Gonçalo M. Tavares. Trad. du portugais,
Viviane Hamy, 494 pages, 24 euros
L'écrivain portugais Tavares a calqué la forme d'Un Voyage en Inde sur celle du poème épique Les Lusiades que Camoès écrivit au XVIème siècle, narrant le voyage maritime de Vasco de Gama jusqu'aux Indes. Et c'est bien cette structure en chants et vers, étonnamment utilisée dans un roman contemporain qui lui confère sa première particularité . Ici le (anti)héros s'appelle Bloom, il fuit Lisbonne et veut rejoindre l'Inde, non sans se perdre un peu partout, à Londres, Paris ou Prague. Son intention : trouver la sagesse, des joies nouvelles, aller au bout de lui-même. Mêlant poésie et philosophie, sans cesser d'utiliser l'ironie comme arme de ton, ce roman est une perle rare. A (re)(re)lire, indubitablement.
Santiago H. Amigorena
P.O.L., 633 pages, 25€.
Santiago a aimé Philippine comme un fou mais voilà, celle-ci vient de le quitter. Ecrivain, Santiago écrit chaque jour son amour et ce pendant quatre ans après leur séparation. De Paris à Buenos Aires en passant par Patmos, au fil des jours, le sentiment amoureux ne tarit pas et se déverse dans un déluge de mots. Roman fleuve, La première défaite, huit ans après Le premier amour qui contait l'amour partagé avec Philippine, est le roman du désespoir, le roman du souvenir, des larmes qui coulent et sèchent sur les mots. Santiago H. Amigorena poursuit ici son oeuvre autobiographique originale et ambitieuse dans un roman au caractère obsessionnel qui témoigne de son refus de la perte, de l'absence et révèle son goût pour le ressassement. Un livre sur l'effet destructeur des sentiments, nostalgique mais non exempt d'humour.
Mathias Enard
Actes Sud, 252 pages, 21€50.
Lakhdar est un jeune tangérois sans histoires qui rêve de liberté avec son copain Bassam et qui fantasme sur sa cousine Meryem avec laquelle il s'adonne au plaisir. Mais ils sont découverts. Le cauchemar commence alors pour eux. La honte de la famille s'abat sur Lakhdar et Meryem. Lakhdar, bien que très jeune, s'enfuit. Abandonné, à moitié clochard, il retrouve finalement un statut au sein d'un groupe de pensée coranique. Mais à la différence de son ami Bassam, la doxa islamiste n'a pas de prise sur lui. Après un attentat à Marrakech que Lakhdar attribue au groupe, Bassam disparaît et Lakhdar change de vie et pose le pied sur le sol européen. Là encore la vie ne sera pas facile pour Lakhdar.
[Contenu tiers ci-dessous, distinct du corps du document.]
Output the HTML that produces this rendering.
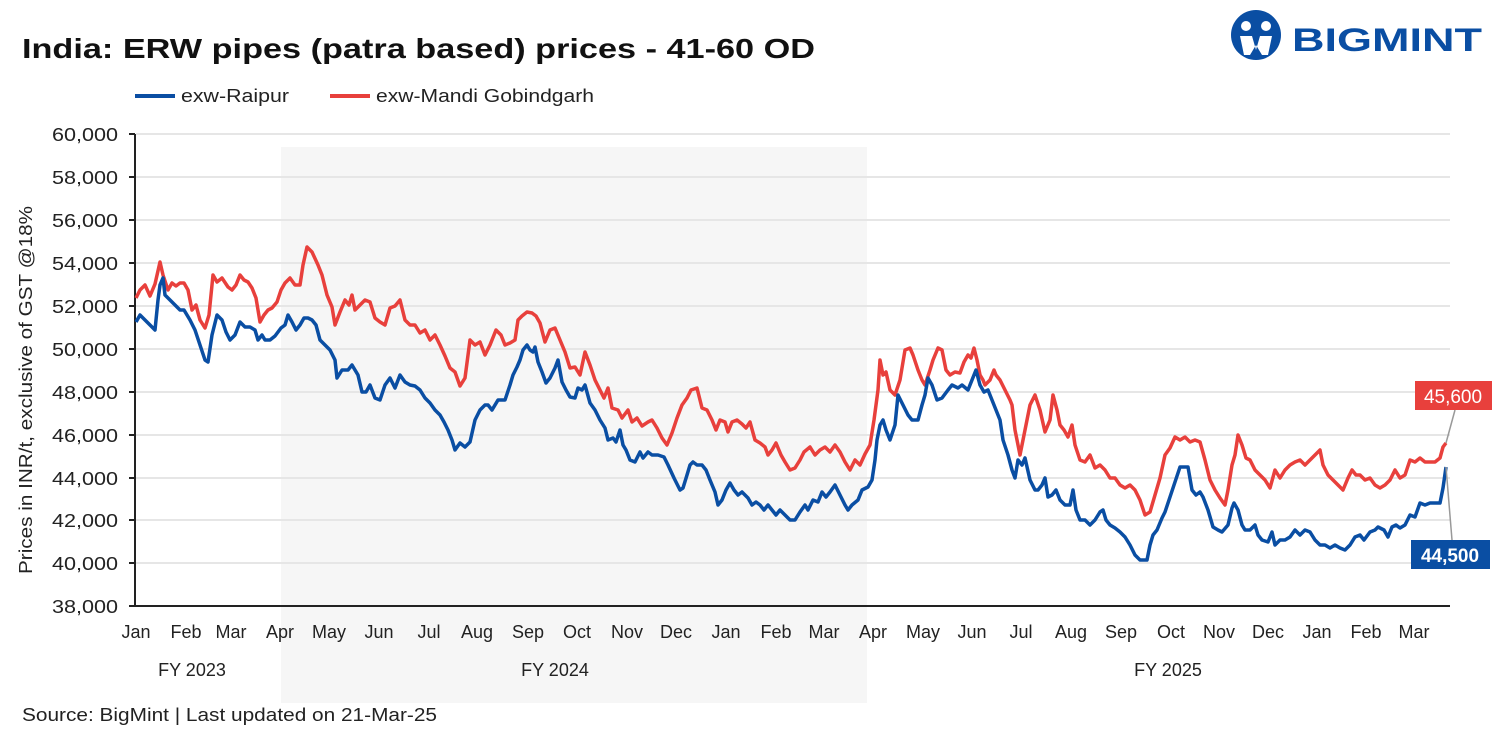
<!DOCTYPE html>
<html><head><meta charset="utf-8"><style>
html,body{margin:0;padding:0;background:#fff;}
svg text{font-family:"Liberation Sans",sans-serif;}
</style></head><body>
<svg width="1492" height="729" xmlns="http://www.w3.org/2000/svg">
<rect width="1492" height="729" fill="#fff"/>
<rect x="281" y="147" width="586" height="556" fill="#f6f6f6"/>
<text x="22" y="58" font-size="28" font-weight="bold" fill="#111" textLength="793" lengthAdjust="spacingAndGlyphs">India: ERW pipes (patra based) prices - 41-60 OD</text>
<g>
<circle cx="1256" cy="35" r="25" fill="#0a4ea3"/>
<circle cx="1246" cy="26" r="5" fill="#fff"/><circle cx="1266" cy="26" r="5" fill="#fff"/>
<path d="M1240 36 L1252 36 L1256 50 L1260 36 L1272 36 L1268 55 L1262 55 L1256 45 L1250 55 L1244 55Z" fill="#fff"/>
<text x="1292" y="51" font-size="32" font-weight="bold" fill="#0a4ea3" textLength="190" lengthAdjust="spacingAndGlyphs">BIGMINT</text>
</g>
<line x1="135" y1="96" x2="175" y2="96" stroke="#0a4ea3" stroke-width="4"/>
<text x="181" y="102" font-size="18" fill="#222" textLength="108" lengthAdjust="spacingAndGlyphs">exw-Raipur</text>
<line x1="330" y1="96" x2="370" y2="96" stroke="#e8403c" stroke-width="4"/>
<text x="376" y="102" font-size="18" fill="#222" textLength="218" lengthAdjust="spacingAndGlyphs">exw-Mandi Gobindgarh</text>
<g stroke="#e6e6e6" stroke-width="2">
<line x1="136" y1="134" x2="1450" y2="134"/><line x1="136" y1="177" x2="1450" y2="177"/><line x1="136" y1="220" x2="1450" y2="220"/><line x1="136" y1="263" x2="1450" y2="263"/><line x1="136" y1="306" x2="1450" y2="306"/><line x1="136" y1="349" x2="1450" y2="349"/><line x1="136" y1="392" x2="1450" y2="392"/><line x1="136" y1="435" x2="1450" y2="435"/><line x1="136" y1="478" x2="1450" y2="478"/><line x1="136" y1="520" x2="1450" y2="520"/><line x1="136" y1="563" x2="1450" y2="563"/>
</g>
<line x1="135" y1="134" x2="135" y2="607" stroke="#222" stroke-width="2"/>
<line x1="134" y1="606" x2="1450" y2="606" stroke="#222" stroke-width="2"/>
<g stroke="#222" stroke-width="2">
<line x1="129" y1="134" x2="135" y2="134"/><line x1="129" y1="177" x2="135" y2="177"/><line x1="129" y1="220" x2="135" y2="220"/><line x1="129" y1="263" x2="135" y2="263"/><line x1="129" y1="306" x2="135" y2="306"/><line x1="129" y1="349" x2="135" y2="349"/><line x1="129" y1="392" x2="135" y2="392"/><line x1="129" y1="435" x2="135" y2="435"/><line x1="129" y1="478" x2="135" y2="478"/><line x1="129" y1="520" x2="135" y2="520"/><line x1="129" y1="563" x2="135" y2="563"/><line x1="129" y1="606" x2="135" y2="606"/>
</g>
<g font-size="18" fill="#222">
<text x="52" y="141" textLength="66" lengthAdjust="spacingAndGlyphs">60,000</text><text x="52" y="184" textLength="66" lengthAdjust="spacingAndGlyphs">58,000</text><text x="52" y="227" textLength="66" lengthAdjust="spacingAndGlyphs">56,000</text><text x="52" y="270" textLength="66" lengthAdjust="spacingAndGlyphs">54,000</text><text x="52" y="313" textLength="66" lengthAdjust="spacingAndGlyphs">52,000</text><text x="52" y="356" textLength="66" lengthAdjust="spacingAndGlyphs">50,000</text><text x="52" y="399" textLength="66" lengthAdjust="spacingAndGlyphs">48,000</text><text x="52" y="442" textLength="66" lengthAdjust="spacingAndGlyphs">46,000</text><text x="52" y="485" textLength="66" lengthAdjust="spacingAndGlyphs">44,000</text><text x="52" y="527" textLength="66" lengthAdjust="spacingAndGlyphs">42,000</text><text x="52" y="570" textLength="66" lengthAdjust="spacingAndGlyphs">40,000</text><text x="52" y="613" textLength="66" lengthAdjust="spacingAndGlyphs">38,000</text>
</g>
<text transform="translate(32,390) rotate(-90)" font-size="18" fill="#222" text-anchor="middle" textLength="368" lengthAdjust="spacingAndGlyphs">Prices in INR/t, exclusive of GST @18%</text>
<g font-size="18" fill="#222" text-anchor="middle">
<text x="136" y="638">Jan</text><text x="186" y="638">Feb</text><text x="231" y="638">Mar</text><text x="280" y="638">Apr</text><text x="329" y="638">May</text><text x="379" y="638">Jun</text><text x="429" y="638">Jul</text><text x="477" y="638">Aug</text><text x="528" y="638">Sep</text><text x="577" y="638">Oct</text><text x="627" y="638">Nov</text><text x="676" y="638">Dec</text><text x="726" y="638">Jan</text><text x="776" y="638">Feb</text><text x="824" y="638">Mar</text><text x="873" y="638">Apr</text><text x="923" y="638">May</text><text x="972" y="638">Jun</text><text x="1021" y="638">Jul</text><text x="1071" y="638">Aug</text><text x="1121" y="638">Sep</text><text x="1171" y="638">Oct</text><text x="1219" y="638">Nov</text><text x="1268" y="638">Dec</text><text x="1317" y="638">Jan</text><text x="1366" y="638">Feb</text><text x="1414" y="638">Mar</text>
<text x="192" y="676">FY 2023</text><text x="555" y="676">FY 2024</text><text x="1168" y="676">FY 2025</text>
</g>
<text x="22" y="721" font-size="18" fill="#222" textLength="415" lengthAdjust="spacingAndGlyphs">Source: BigMint | Last updated on 21-Mar-25</text>
<polyline fill="none" stroke="#e8403c" stroke-width="3.5" stroke-linejoin="round" points="136,298 140,290 145,285 150,296 155,284 160,262 163,275 168,290 172,283 176,286 180,283 184,283 188,290 192,310 196,305 200,320 205,328 209,315 213,275 217,282 222,278 228,287 232,290 236,285 240,275 244,280 248,282 252,288 256,298 260,322 264,315 268,310 272,308 277,302 281,290 285,283 290,278 295,285 300,285 303,265 307,247 312,252 318,265 322,275 327,295 332,307 335,325 340,312 345,300 349,305 352,295 355,310 360,305 365,300 370,302 375,318 380,322 385,325 390,308 395,306 400,300 405,320 410,325 415,325 420,333 425,330 430,340 435,335 440,345 445,356 450,368 455,372 460,386 465,378 470,340 475,345 480,342 485,355 490,345 496,330 501,335 505,345 510,343 515,340 518,320 522,316 527,312 532,313 536,316 540,323 545,342 550,330 555,328 560,340 565,352 570,368 575,367 580,375 585,352 590,365 595,380 600,390 604,398 608,388 612,408 618,410 622,418 628,410 632,422 637,418 642,426 648,422 652,420 657,428 662,438 667,445 672,433 677,418 682,405 687,398 691,390 697,388 702,408 707,410 712,420 716,430 720,420 725,422 728,432 732,422 737,420 742,424 746,428 750,422 755,440 760,443 765,447 768,455 772,450 776,443 781,455 785,462 790,470 795,468 800,460 804,452 810,447 815,455 820,450 825,447 830,452 835,445 840,452 845,462 850,470 855,460 860,465 865,454 870,445 874,420 878,390 880,360 883,375 886,372 890,390 895,395 900,380 905,350 910,348 913,355 918,370 922,380 925,385 930,370 933,360 938,348 942,350 946,370 950,375 955,372 960,373 964,362 968,355 971,358 974,348 977,360 980,375 983,380 985,385 990,380 994,370 996,375 1000,380 1005,390 1010,400 1012,405 1015,430 1020,455 1025,430 1030,405 1035,395 1040,410 1045,432 1050,420 1053,395 1057,410 1060,425 1064,430 1068,437 1072,425 1075,445 1080,460 1085,462 1090,455 1095,468 1100,465 1105,470 1110,478 1115,478 1120,485 1125,488 1130,485 1135,490 1140,500 1145,515 1150,512 1155,495 1160,478 1165,455 1170,448 1175,437 1180,440 1185,437 1190,442 1195,440 1200,442 1205,460 1210,480 1215,490 1220,498 1225,505 1228,490 1232,465 1235,455 1238,435 1242,445 1246,458 1250,460 1255,470 1260,475 1265,480 1270,488 1275,470 1280,478 1285,470 1290,465 1295,462 1300,460 1305,465 1310,460 1315,455 1320,450 1323,465 1328,475 1333,480 1338,485 1343,490 1348,478 1352,470 1356,475 1360,475 1365,480 1370,478 1375,485 1380,488 1385,485 1390,480 1395,470 1400,478 1405,475 1410,460 1415,462 1420,458 1425,462 1430,462 1435,462 1440,458 1443,447 1446,443"/>
<polyline fill="none" stroke="#0a4ea3" stroke-width="3.5" stroke-linejoin="round" points="136,322 140,315 145,320 150,325 155,330 158,300 160,285 163,278 165,295 170,300 175,305 180,310 184,310 190,320 195,330 200,345 205,360 208,362 212,335 217,315 222,320 226,332 230,340 235,335 240,322 245,327 250,327 255,330 258,340 262,335 265,340 270,340 275,336 281,328 285,325 288,315 292,322 296,330 300,325 304,318 308,318 312,320 316,325 320,340 325,345 330,350 335,360 337,378 342,370 348,370 352,365 358,375 362,392 366,392 370,385 375,398 380,400 385,385 390,378 395,388 400,375 405,382 410,385 415,386 420,390 425,398 430,403 435,410 440,415 444,422 448,430 452,440 455,450 460,443 465,447 470,442 475,420 480,410 485,405 488,405 492,410 498,400 505,400 510,385 513,375 517,367 520,360 523,350 527,345 530,350 533,352 535,347 538,362 542,372 546,383 550,378 555,368 558,360 562,382 566,390 570,397 575,398 578,388 582,390 585,385 590,403 595,410 600,420 605,428 608,440 613,438 616,442 620,430 623,445 626,450 630,460 635,462 640,452 643,458 648,452 652,455 658,455 664,457 668,465 674,478 680,490 683,488 687,475 690,465 693,462 697,465 702,465 706,470 710,480 715,492 718,505 722,500 726,490 730,483 734,490 738,495 742,492 748,498 752,505 756,502 760,505 764,510 768,505 772,510 776,515 780,510 785,515 790,520 795,520 800,512 805,505 808,510 813,500 818,502 822,492 826,497 830,492 835,485 840,495 845,505 848,510 852,505 858,500 862,490 868,487 872,480 875,460 877,440 880,425 883,420 886,430 890,440 895,425 898,395 903,405 908,415 912,420 918,420 922,405 925,395 928,378 932,385 937,400 942,398 948,390 952,385 958,388 962,385 968,390 972,380 976,370 980,385 984,392 988,390 992,400 996,410 1000,420 1003,440 1008,455 1012,470 1015,478 1018,460 1022,465 1025,458 1030,480 1035,490 1038,490 1042,485 1045,478 1048,497 1052,495 1056,490 1060,500 1065,505 1070,505 1073,490 1076,510 1080,520 1085,520 1090,525 1095,520 1100,512 1103,510 1106,520 1110,525 1115,528 1120,532 1125,537 1130,545 1135,555 1140,560 1147,560 1150,545 1153,535 1157,530 1162,518 1165,512 1170,497 1175,482 1180,467 1185,467 1188,467 1192,490 1196,495 1200,492 1203,497 1208,510 1213,527 1218,530 1222,532 1228,525 1232,508 1234,503 1238,510 1242,525 1245,530 1250,530 1255,525 1258,535 1262,540 1268,542 1272,532 1275,545 1280,540 1285,540 1290,537 1295,530 1300,535 1305,530 1310,532 1315,540 1320,545 1325,545 1330,548 1335,545 1340,548 1345,550 1350,545 1355,537 1360,535 1364,540 1370,532 1375,530 1378,527 1384,530 1388,537 1392,527 1396,525 1400,528 1405,525 1410,515 1415,517 1420,503 1425,505 1430,503 1435,503 1440,503 1443,488 1446,467"/>
<line x1="1446" y1="443" x2="1455" y2="410" stroke="#999" stroke-width="1.5"/>
<line x1="1446" y1="467" x2="1452" y2="540" stroke="#999" stroke-width="1.5"/>
<rect x="1415" y="381" width="77" height="29" fill="#e8403c"/>
<text x="1453" y="403" font-size="19" fill="#fff" text-anchor="middle">45,600</text>
<rect x="1411" y="540" width="79" height="29" fill="#0a4ea3"/>
<text x="1450" y="562" font-size="19" fill="#fff" text-anchor="middle" font-weight="bold">44,500</text>
</svg>
</body></html>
Rue des voleurs est un roman à vif comme Le pain nu de Mohammed Choukri auquel il rend hommage d'ailleurs. Grâce au souffle épique de Mathias Enard, Rue des voleurs est traversée par une grande force narrative et émotionnelle qui emporte le lecteur dans cette tragédie qui d'ordinaire finit pas s'inscrire dans la grande histoire. A lire.
Michael Ondaatje.Trad. de l'anglais
L'Olivier, 258 pages, 22.50 €
«On ne m'avait pas prévenu que le paquebot comporterait sept ponts, qu'il y aurait six cents personnes à bord, dont un commandant, neuf cuisiniers, des mécaniciens, un vétérinaire, et qu'il renfermerait une petite prison et des piscines chlorées qui vogueraient en notre compagnie sur deux océans.». A l'âge de 11 ans, Michael est envoyé en Angleterre pour y retrouver sa mère. Il quitte donc le Sri Lanka à bord de l'Oronsay, un impressionnant paquebot sur lequel il voyagera vingt un jours, seul. Ce voyage étrange, sans adulte, va vite se transformer en une aventure de tous les instants. Avec deux autres enfants de son âge, Cassius et Ramadhin, il explore chaque recoin du bateau, rencontre des gens étonnants, se mêle aux autres passagers et écoute leurs histoires. Dans ce roman largement autobiographique, Michael Ondaatje revient avec tendresse sur l'un des épisodes les plus marquants de son histoire, l'un de ceux qui ont forgé son regard d'écrivain.